## DATA SECTION
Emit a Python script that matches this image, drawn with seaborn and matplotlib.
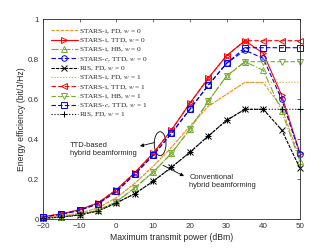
import matplotlib
matplotlib.use("Agg")
import matplotlib.pyplot as plt
from matplotlib.patches import Ellipse
import seaborn as sns
import pandas as pd

power_dbm = [-20, -15, -10, -5, 0, 5, 10, 15, 20, 25, 30, 35, 40, 45, 50]

fd_w0 = [0.008, 0.016, 0.030, 0.057, 0.108, 0.180, 0.265, 0.360, 0.465, 0.565, 0.625, 0.685, 0.683, 0.560, 0.300]
ttd_w0 = [0.013, 0.027, 0.048, 0.082, 0.148, 0.233, 0.330, 0.447, 0.580, 0.705, 0.818, 0.893, 0.830, 0.620, 0.330]
hb_w0 = [0.006, 0.012, 0.025, 0.045, 0.088, 0.157, 0.236, 0.330, 0.450, 0.590, 0.716, 0.788, 0.745, 0.540, 0.290]
starsc_w0 = [0.012, 0.025, 0.045, 0.078, 0.140, 0.225, 0.320, 0.430, 0.550, 0.670, 0.780, 0.845, 0.805, 0.600, 0.325]
ris_w0 = [0.005, 0.011, 0.022, 0.042, 0.082, 0.128, 0.190, 0.260, 0.335, 0.416, 0.495, 0.550, 0.550, 0.447, 0.255]

fd_w1 = [0.008, 0.016, 0.030, 0.057, 0.108, 0.180, 0.265, 0.360, 0.465, 0.565, 0.625, 0.685, 0.685, 0.685, 0.685]
ttd_w1 = [0.013, 0.027, 0.048, 0.082, 0.148, 0.233, 0.330, 0.447, 0.580, 0.705, 0.818, 0.893, 0.893, 0.893, 0.893]
hb_w1 = [0.006, 0.012, 0.025, 0.045, 0.088, 0.157, 0.236, 0.330, 0.450, 0.590, 0.716, 0.788, 0.788, 0.788, 0.788]
starsc_w1 = [0.012, 0.025, 0.045, 0.078, 0.140, 0.225, 0.320, 0.430, 0.550, 0.670, 0.780, 0.858, 0.858, 0.858, 0.858]
ris_w1 = [0.005, 0.011, 0.022, 0.042, 0.082, 0.128, 0.190, 0.260, 0.335, 0.416, 0.495, 0.550, 0.550, 0.550, 0.550]

labels = [
    r"STARS-i, FD, $w$ = 0",
    r"STARS-i, TTD, $w$ = 0",
    r"STARS-i, HB, $w$ = 0",
    r"STARS-$c$, TTD, $w$ = 0",
    r"RIS, FD, $w$ = 0",
    r"STARS-i, FD, $w$ = 1",
    r"STARS-i, TTD, $w$ = 1",
    r"STARS-i, HB, $w$ = 1",
    r"STARS-$c$, TTD, $w$ = 1",
    r"RIS, FD, $w$ = 1",
]
series = [fd_w0, ttd_w0, hb_w0, starsc_w0, ris_w0, fd_w1, ttd_w1, hb_w1, starsc_w1, ris_w1]

ORANGE = "#EE9428"
RED = "#FF0000"
GREEN = "#77AC30"
BLUE = "#0000FF"
BLACK = "#000000"

styles = [
    dict(color=ORANGE, ls=(0, (3, 1.2)), marker=None),
    dict(color=RED, ls="-", marker=">"),
    dict(color=GREEN, ls="-.", marker="^"),
    dict(color=BLUE, ls=(0, (4, 2)), marker="o"),
    dict(color=BLACK, ls=(0, (3, 1)), marker="x"),
    dict(color=ORANGE, ls=":", marker=None),
    dict(color=RED, ls=(0, (4, 2)), marker="<"),
    dict(color=GREEN, ls=(0, (4, 2)), marker="v"),
    dict(color=BLUE, ls=(0, (4, 2)), marker="s"),
    dict(color=BLACK, ls=":", marker="+"),
]

sns.set_theme(style="white")
plt.rcParams["font.family"] = ["Liberation Sans", "DejaVu Sans"]
plt.rcParams["mathtext.fontset"] = "stix"

fig = plt.figure(figsize=(3.32, 2.48), dpi=100)
ax = fig.add_axes([0.1295, 0.1157, 0.7741, 0.8065])

for vals, lab, st in zip(series, labels, styles):
    df = pd.DataFrame({"p": power_dbm, "ee": vals})
    kw = dict(color=st["color"], linestyle=st["ls"], linewidth=0.8, label=lab, clip_on=False)
    if st["marker"] is not None:
        kw.update(marker=st["marker"], markersize=4.0, markerfacecolor="none",
                  markeredgecolor=st["color"], markeredgewidth=0.7)
    sns.lineplot(data=df, x="p", y="ee", ax=ax, **kw)

ax.set_xlim(-20, 50)
ax.set_ylim(0, 1)
ax.set_xticks([-20, -10, 0, 10, 20, 30, 40, 50])
ax.set_yticks([0, 0.2, 0.4, 0.6, 0.8, 1.0])
ax.set_yticklabels(["0", "0.2", "0.4", "0.6", "0.8", "1"])
ax.tick_params(direction="in", length=2.5, width=0.5, top=True, right=True,
               labelsize=5.8, colors="#333333", pad=3)
for sp in ax.spines.values():
    sp.set_color("#262626")
    sp.set_linewidth(0.6)
ax.set_xlabel("Maximum transmit power (dBm)", fontsize=6.2, color="#262626", labelpad=1.5)
ax.set_ylabel("Energy efficiency (bit/J/Hz)", fontsize=6.2, color="#262626", labelpad=1.5)

leg = ax.legend(loc="upper left", bbox_to_anchor=(0.0, 1.0), frameon=False,
                prop={"family": "Liberation Serif", "size": 5.3},
                handlelength=3.6, handletextpad=0.2, labelspacing=0.14,
                borderaxespad=0.2, borderpad=0.9)

# Annotations
ax.add_patch(Ellipse((11.9, 0.378), 3.2, 0.12, fill=False, lw=0.6, color="black"))
ax.annotate("", xy=(6.4, 0.366), xytext=(10.4, 0.384),
            arrowprops=dict(arrowstyle="-|>", lw=0.6, color="black", mutation_scale=5,
                            shrinkA=0, shrinkB=0))
ax.text(-12.6, 0.35, "TTD-based\nhybrid beamforming", fontsize=5.4, ha="left", va="center",
        color="#262626", linespacing=1.3)

ax.annotate("", xy=(18.4, 0.216), xytext=(12.7, 0.27),
            arrowprops=dict(arrowstyle="-|>", lw=0.6, color="black", mutation_scale=5,
                            shrinkA=0, shrinkB=0))
ax.text(19.9, 0.19, "Conventional\nhybrid beamforming", fontsize=5.4, ha="left", va="center",
        color="#262626", linespacing=1.3)

fig.savefig("out.png", dpi=100)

## WHAT THIS TASK INVOLVES
Reproduce the whole listing exactly, but not the images in it.

## SOLVED EXERCISE
Emit a Python script that matches this image, drawn with seaborn and matplotlib.
import matplotlib
matplotlib.use("Agg")
import matplotlib.pyplot as plt
from matplotlib.patches import Ellipse
import seaborn as sns
import pandas as pd

power_dbm = [-20, -15, -10, -5, 0, 5, 10, 15, 20, 25, 30, 35, 40, 45, 50]

fd_w0 = [0.008, 0.016, 0.030, 0.057, 0.108, 0.180, 0.265, 0.360, 0.465, 0.565, 0.625, 0.685, 0.683, 0.560, 0.300]
ttd_w0 = [0.013, 0.027, 0.048, 0.082, 0.148, 0.233, 0.330, 0.447, 0.580, 0.705, 0.818, 0.893, 0.830, 0.620, 0.330]
hb_w0 = [0.006, 0.012, 0.025, 0.045, 0.088, 0.157, 0.236, 0.330, 0.450, 0.590, 0.716, 0.788, 0.745, 0.540, 0.290]
starsc_w0 = [0.012, 0.025, 0.045, 0.078, 0.140, 0.225, 0.320, 0.430, 0.550, 0.670, 0.780, 0.845, 0.805, 0.600, 0.325]
ris_w0 = [0.005, 0.011, 0.022, 0.042, 0.082, 0.128, 0.190, 0.260, 0.335, 0.416, 0.495, 0.550, 0.550, 0.447, 0.255]

fd_w1 = [0.008, 0.016, 0.030, 0.057, 0.108, 0.180, 0.265, 0.360, 0.465, 0.565, 0.625, 0.685, 0.685, 0.685, 0.685]
ttd_w1 = [0.013, 0.027, 0.048, 0.082, 0.148, 0.233, 0.330, 0.447, 0.580, 0.705, 0.818, 0.893, 0.893, 0.893, 0.893]
hb_w1 = [0.006, 0.012, 0.025, 0.045, 0.088, 0.157, 0.236, 0.330, 0.450, 0.590, 0.716, 0.788, 0.788, 0.788, 0.788]
starsc_w1 = [0.012, 0.025, 0.045, 0.078, 0.140, 0.225, 0.320, 0.430, 0.550, 0.670, 0.780, 0.858, 0.858, 0.858, 0.858]
ris_w1 = [0.005, 0.011, 0.022, 0.042, 0.082, 0.128, 0.190, 0.260, 0.335, 0.416, 0.495, 0.550, 0.550, 0.550, 0.550]

labels = [
    r"STARS-i, FD, $w$ = 0",
    r"STARS-i, TTD, $w$ = 0",
    r"STARS-i, HB, $w$ = 0",
    r"STARS-$c$, TTD, $w$ = 0",
    r"RIS, FD, $w$ = 0",
    r"STARS-i, FD, $w$ = 1",
    r"STARS-i, TTD, $w$ = 1",
    r"STARS-i, HB, $w$ = 1",
    r"STARS-$c$, TTD, $w$ = 1",
    r"RIS, FD, $w$ = 1",
]
series = [fd_w0, ttd_w0, hb_w0, starsc_w0, ris_w0, fd_w1, ttd_w1, hb_w1, starsc_w1, ris_w1]

ORANGE = "#EE9428"
RED = "#FF0000"
GREEN = "#77AC30"
BLUE = "#0000FF"
BLACK = "#000000"

styles = [
    dict(color=ORANGE, ls=(0, (3, 1.2)), marker=None),
    dict(color=RED, ls="-", marker=">"),
    dict(color=GREEN, ls="-.", marker="^"),
    dict(color=BLUE, ls=(0, (4, 2)), marker="o"),
    dict(color=BLACK, ls=(0, (3, 1)), marker="x"),
    dict(color=ORANGE, ls=":", marker=None),
    dict(color=RED, ls=(0, (4, 2)), marker="<"),
    dict(color=GREEN, ls=(0, (4, 2)), marker="v"),
    dict(color=BLUE, ls=(0, (4, 2)), marker="s"),
    dict(color=BLACK, ls=":", marker="+"),
]

sns.set_theme(style="white")
plt.rcParams["font.family"] = ["Liberation Sans", "DejaVu Sans"]
plt.rcParams["mathtext.fontset"] = "stix"

fig = plt.figure(figsize=(3.32, 2.48), dpi=100)
ax = fig.add_axes([0.1295, 0.1157, 0.7741, 0.8065])

for vals, lab, st in zip(series, labels, styles):
    df = pd.DataFrame({"p": power_dbm, "ee": vals})
    kw = dict(color=st["color"], linestyle=st["ls"], linewidth=0.8, label=lab, clip_on=False)
    if st["marker"] is not None:
        kw.update(marker=st["marker"], markersize=4.0, markerfacecolor="none",
                  markeredgecolor=st["color"], markeredgewidth=0.7)
    sns.lineplot(data=df, x="p", y="ee", ax=ax, **kw)

ax.set_xlim(-20, 50)
ax.set_ylim(0, 1)
ax.set_xticks([-20, -10, 0, 10, 20, 30, 40, 50])
ax.set_yticks([0, 0.2, 0.4, 0.6, 0.8, 1.0])
ax.set_yticklabels(["0", "0.2", "0.4", "0.6", "0.8", "1"])
ax.tick_params(direction="in", length=2.5, width=0.5, top=True, right=True,
               labelsize=5.8, colors="#333333", pad=3)
for sp in ax.spines.values():
    sp.set_color("#262626")
    sp.set_linewidth(0.6)
ax.set_xlabel("Maximum transmit power (dBm)", fontsize=6.2, color="#262626", labelpad=1.5)
ax.set_ylabel("Energy efficiency (bit/J/Hz)", fontsize=6.2, color="#262626", labelpad=1.5)

leg = ax.legend(loc="upper left", bbox_to_anchor=(0.0, 1.0), frameon=False,
                prop={"family": "Liberation Serif", "size": 5.3},
                handlelength=3.6, handletextpad=0.2, labelspacing=0.14,
                borderaxespad=0.2, borderpad=0.9)

# Annotations
ax.add_patch(Ellipse((11.9, 0.378), 3.2, 0.12, fill=False, lw=0.6, color="black"))
ax.annotate("", xy=(6.4, 0.366), xytext=(10.4, 0.384),
            arrowprops=dict(arrowstyle="-|>", lw=0.6, color="black", mutation_scale=5,
                            shrinkA=0, shrinkB=0))
ax.text(-12.6, 0.35, "TTD-based\nhybrid beamforming", fontsize=5.4, ha="left", va="center",
        color="#262626", linespacing=1.3)

ax.annotate("", xy=(18.4, 0.216), xytext=(12.7, 0.27),
            arrowprops=dict(arrowstyle="-|>", lw=0.6, color="black", mutation_scale=5,
                            shrinkA=0, shrinkB=0))
ax.text(19.9, 0.19, "Conventional\nhybrid beamforming", fontsize=5.4, ha="left", va="center",
        color="#262626", linespacing=1.3)

fig.savefig("out.png", dpi=100)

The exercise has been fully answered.